I programmi, infine, verranno svolti solamente in parte, e qualche collega già è colto da ansia nel dubbio se assegnare agli alunni nei mesi estivi lo studio autonomo delle funzioni, del Romanticismo italiano, di Kant, degli storiografi greci, degli elegiaci latini, dei verbi irregolari, oppure prevedere fin da ora dei recuperi pomeridiani nei mesi di settembre e ottobre per trattare gli argomenti che non si sono potuti affrontare. E dei ragazzi chiamati a sostenere l’esame di Stato a giugno (a luglio?) che ne sarà? È di tutta evidenza che il Ministero – e lo dico io che sono stato spesso critico nei confronti del dicastero di Viale Trastevere – terrà conto dell’eccezionalità della situazione, a partire già dalla prima e dalla seconda prova scritta che gli studenti saranno chiamati ad affrontare. Per gli altri, vale a dire per chi ha quattordici, sedici, diciassette anni, mi auguro che questi giorni liberi dalla scuola al mattino siano l’occasione per riappropriarsi del loro tempo.

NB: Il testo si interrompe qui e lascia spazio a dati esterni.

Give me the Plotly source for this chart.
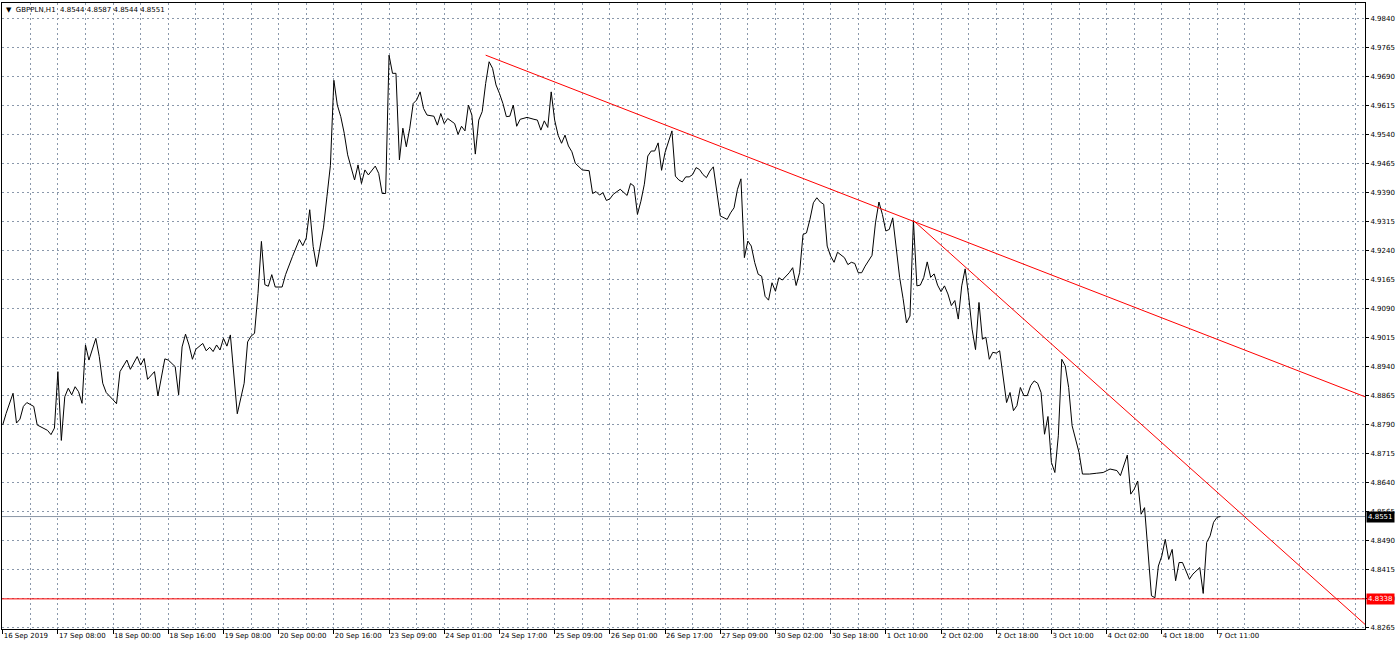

Nessuna generazione, infatti, più di quella attuale, ha avuto giornate scandite da così tanti impegni, attività, compiti, scadenze. In questa agenda, le cui pagine appaiono tutte scritte e riempite, – l’immagine è di Claudio Magris – ora inaspettatamente si mostrano delle pagine bianche. Ragazzi, mi rivolgo a voi, fatene buon uso. Non trascorrete le mattine stando continuamente connessi, comunicando con gli amici coi social, giocando ai video games. Se avete avuto dei buoni insegnanti, sapete da soli, senza che nessuno ve lo debba dire, che è bene ogni tanto fare una versione, vedere un film in lingua inglese, provare a risolvere un esercizio di matematica, per non perdere l’abitudine, per non perdere l’allenamento. Soprattutto, però, state con voi stessi, state presso voi stessi. Pensate, fantasticate, progettate, scendete in quelli che Carl Gustav Jung chiama “i sotterranei dell’anima”. Fermatevi, riscoprite il piacere dei tempi lunghi, dei tempi lenti, dei tempi morti. Sono questi che consentono allo sguardo di passare dall’esterno all’interno, di posarsi non su ciò che accade fuori di voi, ma su ciò che ha luogo dentro di voi. E leggete, leggete poesie e leggete soprattutto romanzi. Non solamente per scoprire percorsi fantastici o per vivere, attraverso le vicende dei personaggi, vite che non sono le vostre. Leggete per incontrare l’uomo, per fare esperienza dell’uomo. Perché la condizione umana costituisce il vero oggetto della letteratura, della buona letteratura. Leggendo, conosciamo il dolore e la gioia, la solitudine e la solidarietà. Apprendiamo l’alfabeto emotivo, l’alfabeto sentimentale. A quel punto non siamo più estranei a noi stessi né gli altri ci sono estranei: la loro sofferenza, al pari della loro felicità, mi parla e mi parla perché io ora ho i mezzi per riconoscerla. Leggere non è solo un piacere. A volte diviene un atto morale, che non salva il mondo, certo, ma che ci fa restare uomini. E ciò conta molto più di un programma scolastico completato, integralmente svolto, firmato, riposto dentro una cartellina di un polveroso archivio.